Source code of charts
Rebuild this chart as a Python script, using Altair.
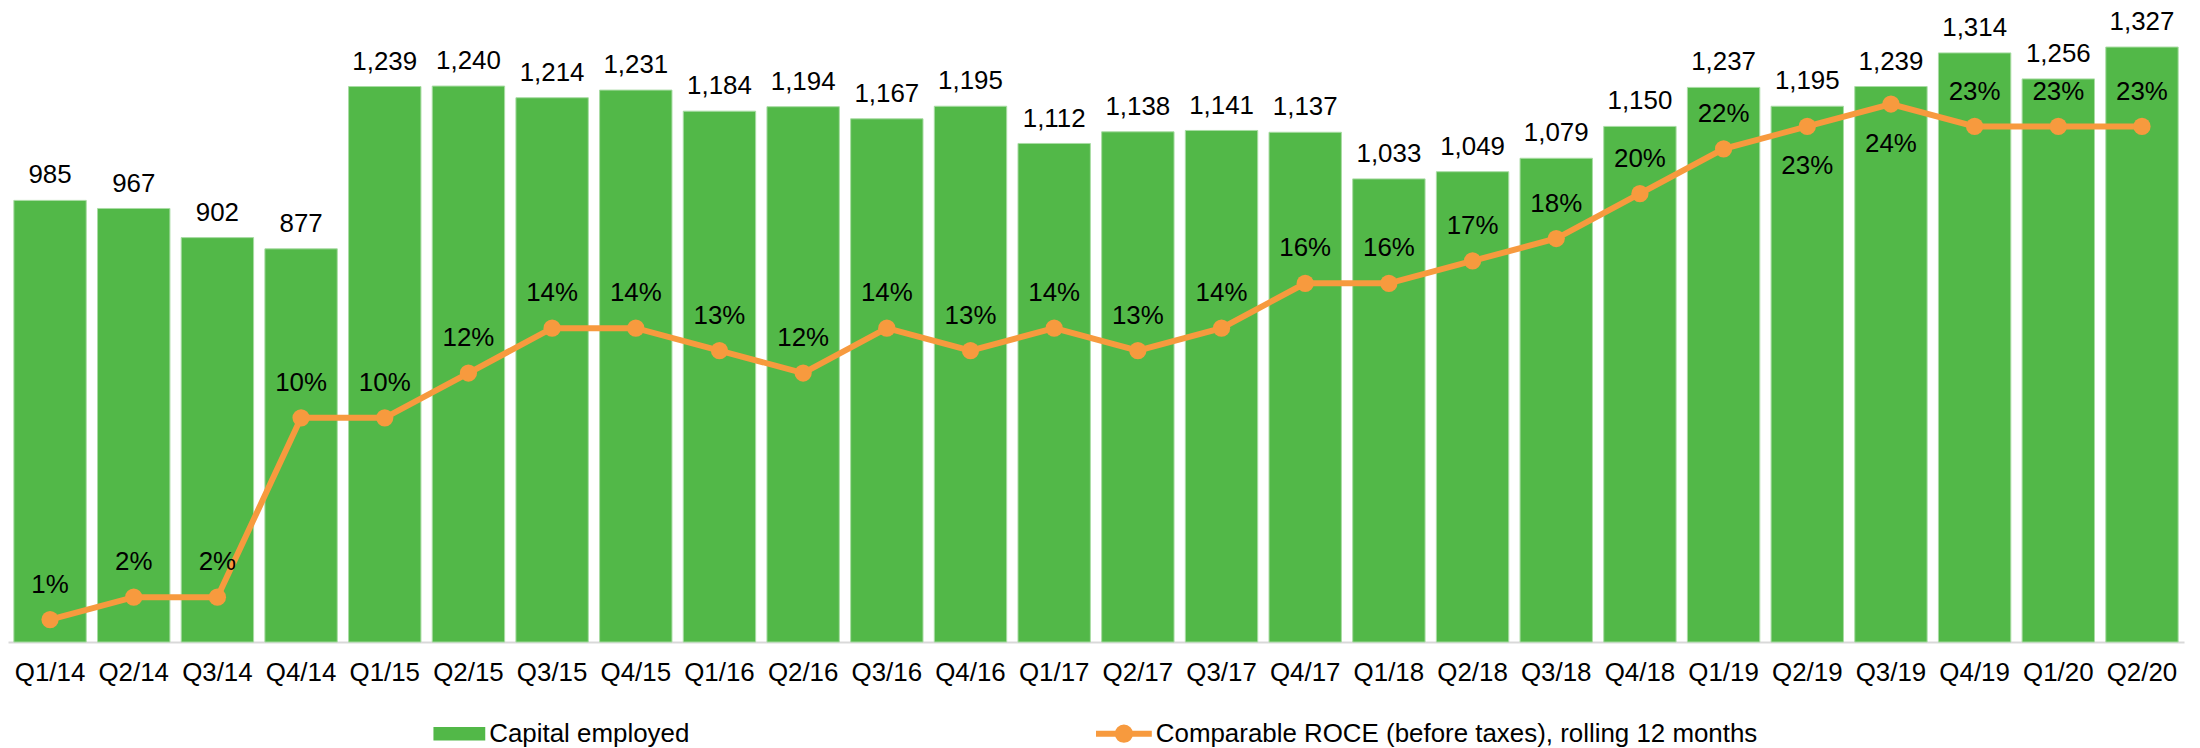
import altair as alt
import pandas as pd

quarters = ["Q1/14", "Q2/14", "Q3/14", "Q4/14", "Q1/15", "Q2/15", "Q3/15", "Q4/15",
            "Q1/16", "Q2/16", "Q3/16", "Q4/16", "Q1/17", "Q2/17", "Q3/17", "Q4/17",
            "Q1/18", "Q2/18", "Q3/18", "Q4/18", "Q1/19", "Q2/19", "Q3/19", "Q4/19",
            "Q1/20", "Q2/20"]
capital_employed = [985, 967, 902, 877, 1239, 1240, 1214, 1231,
                    1184, 1194, 1167, 1195, 1112, 1138, 1141, 1137,
                    1033, 1049, 1079, 1150, 1237, 1195, 1239, 1314,
                    1256, 1327]
roce_pct = [1, 2, 2, 10, 10, 12, 14, 14,
            13, 12, 14, 13, 14, 13, 14, 16,
            16, 17, 18, 20, 22, 23, 24, 23,
            23, 23]

BAR_NAME = "Capital employed"
LINE_NAME = "Comparable ROCE (before taxes), rolling 12 months"
labels_below = ["Q2/19", "Q3/19"]

GREEN = "#52B848"
ORANGE = "#F79A3E"
FONT = "Liberation Sans"
FS = 26

df = pd.DataFrame({"quarter": quarters, "capital": capital_employed, "roce": roce_pct})

x_enc = alt.X("quarter:N", sort=quarters,
              scale=alt.Scale(paddingInner=0.135, paddingOuter=0.07),
              axis=alt.Axis(title=None, labelAngle=0, labelFontSize=FS, labelFont=FONT,
                            labelColor="#000000", ticks=False, tickSize=0, labelPadding=31,
                            labelBaseline="middle", domainColor="#D9D9D9", domainWidth=2,
                            grid=False))

y_cap = alt.Y("capital:Q", scale=alt.Scale(domain=[0, 1400], nice=False), axis=None)
y_roce = alt.Y("roce:Q", scale=alt.Scale(domain=[0, 28], nice=False), axis=None)

base = alt.Chart(df)

bars = base.transform_calculate(series="'" + BAR_NAME + "'").mark_bar(
    stroke="#A9DCA4", strokeWidth=1
).encode(
    x=x_enc,
    y=y_cap,
    fill=alt.Fill("series:N", scale=alt.Scale(domain=[BAR_NAME], range=[GREEN]),
                  legend=alt.Legend(title=None, orient="none", legendX=427, legendY=696,
                                    padding=0,
                                    symbolType="M-1,-0.26H1V0.26H-1Z", symbolSize=2704,
                                    symbolStrokeWidth=0, symbolFillColor=GREEN,
                                    symbolOpacity=1, labelBaseline="middle",
                                    labelFontSize=FS, labelFont=FONT,
                                    labelColor="#000000", labelOffset=4, labelLimit=1000)),
)

bar_labels = base.mark_text(dy=-25, baseline="middle", fontSize=FS, font=FONT,
                            color="#000000").encode(
    x=alt.X("quarter:N", sort=quarters),
    y=y_cap,
    text=alt.Text("capital:Q", format=",d"),
)

line = base.transform_calculate(series="'" + LINE_NAME + "'").mark_line(
    strokeWidth=6
).encode(
    x=alt.X("quarter:N", sort=quarters),
    y=y_roce,
    stroke=alt.Stroke("series:N", scale=alt.Scale(domain=[LINE_NAME], range=[ORANGE]),
                      legend=alt.Legend(title=None, orient="none", legendX=1089, legendY=691,
                                        padding=0,
                                        symbolType="M-1,0H1M-0.22,0A0.22,0.22,0,1,1,0.22,0A0.22,0.22,0,1,1,-0.22,0Z",
                                        symbolSize=3136, symbolStrokeWidth=6,
                                        symbolFillColor=ORANGE, symbolStrokeColor=ORANGE,
                                        symbolOpacity=1, labelBaseline="middle",
                                        labelFontSize=FS, labelFont=FONT, labelColor="#000000",
                                        labelOffset=1, labelLimit=1000)),
)

points = base.mark_point(filled=True, size=300, color=ORANGE, opacity=1).encode(
    x=alt.X("quarter:N", sort=quarters),
    y=y_roce,
)

roce_text = base.transform_calculate(label="datum.roce + '%'")

roce_above = roce_text.transform_filter(
    alt.FieldOneOfPredicate(field="quarter", oneOf=[q for q in quarters if q not in labels_below])
).mark_text(dy=-35, baseline="middle", fontSize=FS, font=FONT, color="#000000").encode(
    x=alt.X("quarter:N", sort=quarters),
    y=y_roce,
    text="label:N",
)

roce_below = roce_text.transform_filter(
    alt.FieldOneOfPredicate(field="quarter", oneOf=labels_below)
).mark_text(dy=40, baseline="middle", fontSize=FS, font=FONT, color="#000000").encode(
    x=alt.X("quarter:N", sort=quarters),
    y=y_roce,
    text="label:N",
)

chart = alt.layer(bars, bar_labels, line, points, roce_above, roce_below).resolve_scale(
    y="independent", fill="independent", stroke="independent"
).properties(
    width=2184, height=630,
    autosize=alt.AutoSizeParams(type="none"),
    padding={"left": 0, "top": 5, "right": 8, "bottom": 105},
    background="#FFFFFF",
).configure_view(stroke=None)

chart.save("out.html", embed_options={"renderer": "svg", "actions": False})
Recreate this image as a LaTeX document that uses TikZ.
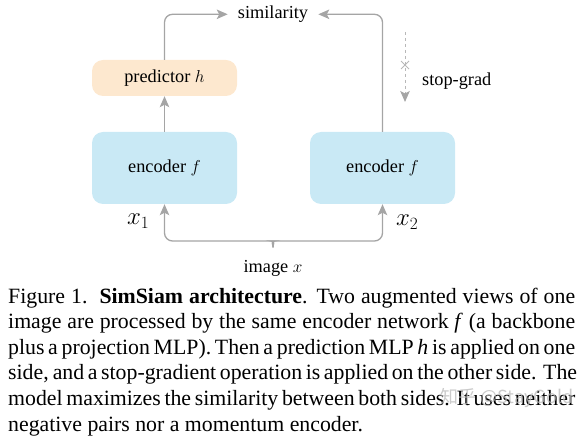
\documentclass[tikz,border=0pt]{standalone}
\usepackage{fontspec}
\setmainfont{Liberation Serif}
\newfontfamily\cjkfont{Noto Sans CJK SC}
\usetikzlibrary{arrows.meta}
\definecolor{encblue}{HTML}{C9E9F5}
\definecolor{predorange}{HTML}{FDE8CF}
\definecolor{linegray}{HTML}{A5A5A5}
\definecolor{dashgray}{HTML}{B8B8B8}
\begin{document}
\begin{tikzpicture}[x=1bp,y=-1bp,
  dfont/.style={font=\fontsize{18.3bp}{22bp}\selectfont},
  basebox/.style={dfont, rounded corners=11bp, minimum width=145bp, inner sep=0pt, draw=none},
  encbox/.style={basebox, fill=encblue, minimum height=72bp},
  predbox/.style={basebox, fill=predorange, minimum height=36bp},
  conn/.style={draw=linegray, line width=1.3bp, -{Stealth[length=11bp,width=9.5bp,inset=2.5bp]}, rounded corners=8bp},
  lbl/.style={dfont, inner sep=0pt},
  xlbl/.style={inner sep=0pt, anchor=base west, font=\fontsize{23bp}{26bp}\selectfont},
  captxt/.style={anchor=base west, inner sep=0pt, font=\fontsize{21.8bp}{25.6bp}\selectfont},
  wmark/.style={text=gray!55, opacity=0.75, inner sep=0pt, font=\fontsize{18bp}{20bp}\selectfont\cjkfont}
]
\useasboundingbox (0,0) rectangle (585,439);

% boxes
\node[encbox] (e1) at (164.5,168) {encoder $f$};
\node[encbox] (e2) at (382.5,168) {encoder $f$};
\node[predbox] (p) at (164.5,78) {predictor $h$};
\node[lbl, inner xsep=10bp] (sim) at (273,14.3) {similarity};

% upper connectors
\draw[conn] (e1.north) -- (p.south);
\draw[conn] (p.north) |- (sim.west);
\draw[conn] (e2.north) |- (sim.east);

% stop-grad
\coordinate (sgtop) at (405,32);
\coordinate (sgbot) at (405,102);
\coordinate (sgx) at (405,65);
\draw[conn, draw=dashgray, dash pattern=on 3.5bp off 2.5bp, line width=1bp,
      -{Stealth[length=11bp,width=9.5bp,inset=2.5bp,linegray,fill=linegray,sep=0pt]}] (sgtop) -- (sgbot);
\draw[draw=dashgray, line width=1bp] ([shift={(-4,-4)}]sgx) -- ([shift={(4,4)}]sgx)
  ([shift={(-4,4)}]sgx) -- ([shift={(4,-4)}]sgx);
\node[lbl, anchor=base west] (sg) at (422,86) {stop-grad};

% bottom brace and inputs
\coordinate (brace) at (273,247.5);
\draw[conn] (brace) to[out=90,in=0] ++(-6,-6.5) -| (e1.south);
\draw[conn] (brace) to[out=90,in=180] ++(6,-6.5) -| (e2.south);
\node[xlbl] (x1) at (127,225) {$x_1$};
\node[xlbl] (x2) at (396,226) {$x_2$};
\node[lbl, anchor=base] (img) at (273,273) {image $x$};

% caption
\node[captxt] (c1) at (8,303) {\makebox[567bp][s]{Figure 1.\ \ \textbf{SimSiam architecture}. Two augmented views of one}};
\node[captxt] (c2) at (8,328.6) {\makebox[567bp][s]{image are processed by the same encoder network \textit{f} (a backbone}};
\node[captxt] (c3) at (8,354.2) {\makebox[567bp][s]{plus a projection MLP). Then a prediction MLP \textit{h} is applied on one}};
\node[captxt] (c4) at (8,379.8) {\makebox[567bp][s]{side, and a stop-gradient operation is applied on the other side. The}};
\node[captxt] (c5) at (8,405.4) {\makebox[567bp][s]{model maximizes the similarity between both sides. It uses neither}};
\node[captxt] (c6) at (8,431) {negative pairs nor a momentum encoder.};

% watermark
\node[wmark] (wm) at (507,398) {知乎 @StayGold};
\end{tikzpicture}
\end{document}
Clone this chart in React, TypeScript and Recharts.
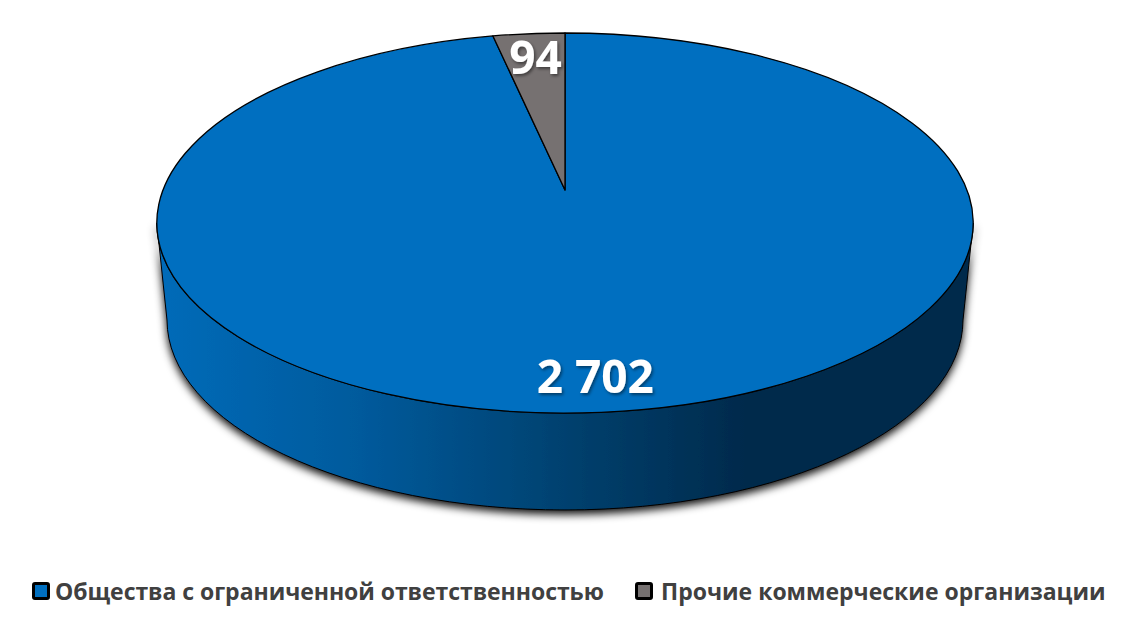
import React from "react";
import { PieChart, Pie, Legend } from "recharts";

// Values
const names = ["Общества с ограниченной ответственностью", "Прочие коммерческие организации"];
const values = [2702, 94];
const colors = ["#006fc0", "#767171"];

const tableData = names.map((name, i) => ({ name, value: values[i], fill: colors[i] }));

// Tilted disc: the pie centre is drawn off the ellipse centre, as in a 3D Office chart
const TILT = 0.1737;
const RADIUS_X = 402;
const RADIUS_Y = 184.3;
const WALL_DROP = 97;
const WALL_RX = 398;
const LABEL_POS = [0.867, 0.823];
const LABEL_DX = [-13, 1];
const LABEL_DY = -2;

const RAD = Math.PI / 180;
const rx = RADIUS_X / Math.sqrt(1 - TILT * TILT);
const ry = RADIUS_Y / (1 - TILT * TILT);

const project = (cx: number, cy: number, angle: number, rho = 1) => {
  const u = rho * Math.cos(angle * RAD);
  const v = rho * Math.sin(angle * RAD);
  const w = 1 + TILT * v;
  return { x: cx + (RADIUS_X * u) / w, y: cy - (RADIUS_Y * v) / w };
};

const TopSlice = (props: any) => {
  const { cx, cy, startAngle, endAngle, fill } = props;
  const a = project(cx, cy, startAngle);
  const b = project(cx, cy, endAngle);
  const large = Math.abs(startAngle - endAngle) > 180 ? 1 : 0;
  const d = `M${cx},${cy} L${a.x},${a.y} A${rx},${ry} 0 ${large} 1 ${b.x},${b.y} Z`;
  return <path d={d} fill={fill} stroke="#000" strokeWidth={1.3} strokeLinejoin="round" />;
};

// Only the slice facing the viewer shows its side
const WallSlice = (props: any) => {
  const { cx, cy, startAngle, endAngle } = props;
  if (!(startAngle >= -90 && endAngle <= -90)) return <g />;
  const ey = cy + (RADIUS_Y * TILT) / (1 - TILT * TILT);
  const d =
    `M${cx - rx},${ey} A${rx},${ry} 0 0 0 ${cx + rx},${ey} ` +
    `L${cx + WALL_RX},${ey + WALL_DROP} A${WALL_RX},${ry} 0 0 1 ${cx - WALL_RX},${ey + WALL_DROP} Z`;
  return <path d={d} fill="url(#wallFill)" stroke="#000" strokeWidth={1} filter="url(#wallShadow)" />;
};

const formatValue = (v: number) => String(v).replace(/\B(?=(\d{3})+$)/g, " ");

const renderLabel = (props: any) => {
  const { cx, cy, midAngle, value, index } = props;
  const p = project(cx, cy, midAngle, LABEL_POS[index]);
  return (
    <text
      x={p.x + LABEL_DX[index]}
      y={p.y + LABEL_DY}
      textAnchor="middle"
      dominantBaseline="central"
      fill="#fff"
      fontFamily="'Open Sans', sans-serif"
      fontWeight={700}
      fontSize={46}
      filter="url(#labelShadow)"
    >
      {formatValue(value)}
    </text>
  );
};

const LegendRow = () => (
  <div style={{ position: "relative", height: 40, fontFamily: "'Open Sans', sans-serif", fontWeight: 700, fontSize: 23, color: "#404040" }}>
    {names.map((name, i) => (
      <div key={name} style={{ position: "absolute", left: i === 0 ? 32 : 635, top: 0, display: "flex", alignItems: "center", whiteSpace: "nowrap" }}>
        <span style={{ width: 12, height: 12, background: colors[i], border: "3px solid #000", borderRadius: 3, marginRight: i === 0 ? 5 : 8 }} />
        <span style={{ letterSpacing: i === 0 ? -0.05 : 0 }}>{name}</span>
      </div>
    ))}
  </div>
);

export default function App() {
  return (
    <div style={{ position: "absolute", left: 0, top: 0, width: 1130, height: 636, background: "#fff" }}>
      <PieChart width={1130} height={636} margin={{ top: 0, right: 0, bottom: 0, left: 0 }}>
        <defs>
          <linearGradient id="wallFill" x1="0" y1="0" x2="1" y2="0">
            <stop offset="0" stopColor="#006bb9" />
            <stop offset="0.25" stopColor="#005a9c" />
            <stop offset="0.5" stopColor="#00416f" />
            <stop offset="0.72" stopColor="#012a4c" />
            <stop offset="1" stopColor="#012a4c" />
          </linearGradient>
          <filter id="wallShadow" x="-5%" y="-5%" width="110%" height="115%">
            <feDropShadow dx="0" dy="4" stdDeviation="4.5" floodColor="#000" floodOpacity="0.95" />
          </filter>
          <filter id="labelShadow" x="-10%" y="-10%" width="120%" height="130%">
            <feDropShadow dx="1.5" dy="2" stdDeviation="1.5" floodColor="#000" floodOpacity="0.45" />
          </filter>
        </defs>
        <Pie
          data={tableData}
          dataKey="value"
          nameKey="name"
          cx={565}
          cy={190}
          outerRadius={RADIUS_X}
          startAngle={90}
          endAngle={-270}
          shape={WallSlice}
          legendType="none"
          isAnimationActive={false}
        />
        <Pie
          data={tableData}
          dataKey="value"
          nameKey="name"
          cx={565}
          cy={190}
          outerRadius={RADIUS_X}
          startAngle={90}
          endAngle={-270}
          shape={TopSlice}
          label={renderLabel}
          labelLine={false}
          isAnimationActive={false}
        />
        <Legend content={<LegendRow />} wrapperStyle={{ position: "absolute", left: 0, top: 575, width: 1130 }} />
      </PieChart>
    </div>
  );
}
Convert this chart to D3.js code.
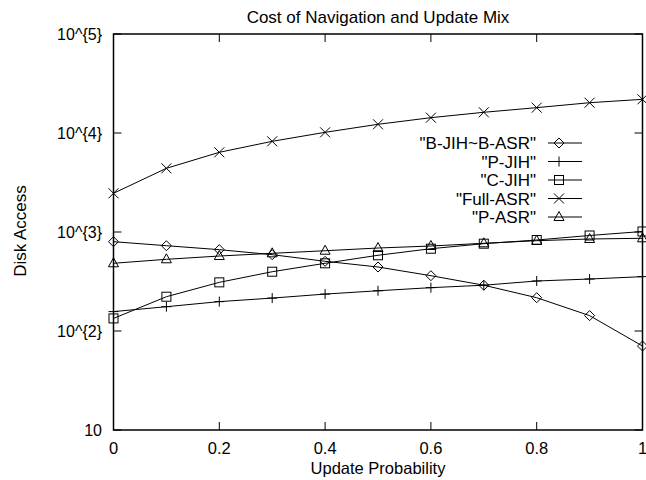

→ THE EXERCISE
Please extract exactly the lines of the data, from the first through the line containing "grid=False))", and add no pictures to the copy.

→ OUTPUT OF THE EXERCISE
Rebuild this chart as a Python script, using Altair.
import altair as alt
import pandas as pd

quarters = ["Q1/14", "Q2/14", "Q3/14", "Q4/14", "Q1/15", "Q2/15", "Q3/15", "Q4/15",
            "Q1/16", "Q2/16", "Q3/16", "Q4/16", "Q1/17", "Q2/17", "Q3/17", "Q4/17",
            "Q1/18", "Q2/18", "Q3/18", "Q4/18", "Q1/19", "Q2/19", "Q3/19", "Q4/19",
            "Q1/20", "Q2/20"]
capital_employed = [985, 967, 902, 877, 1239, 1240, 1214, 1231,
                    1184, 1194, 1167, 1195, 1112, 1138, 1141, 1137,
                    1033, 1049, 1079, 1150, 1237, 1195, 1239, 1314,
                    1256, 1327]
roce_pct = [1, 2, 2, 10, 10, 12, 14, 14,
            13, 12, 14, 13, 14, 13, 14, 16,
            16, 17, 18, 20, 22, 23, 24, 23,
            23, 23]

BAR_NAME = "Capital employed"
LINE_NAME = "Comparable ROCE (before taxes), rolling 12 months"
labels_below = ["Q2/19", "Q3/19"]

GREEN = "#52B848"
ORANGE = "#F79A3E"
FONT = "Liberation Sans"
FS = 26

df = pd.DataFrame({"quarter": quarters, "capital": capital_employed, "roce": roce_pct})

x_enc = alt.X("quarter:N", sort=quarters,
              scale=alt.Scale(paddingInner=0.135, paddingOuter=0.07),
              axis=alt.Axis(title=None, labelAngle=0, labelFontSize=FS, labelFont=FONT,
                            labelColor="#000000", ticks=False, tickSize=0, labelPadding=31,
                            labelBaseline="middle", domainColor="#D9D9D9", domainWidth=2,
                            grid=False))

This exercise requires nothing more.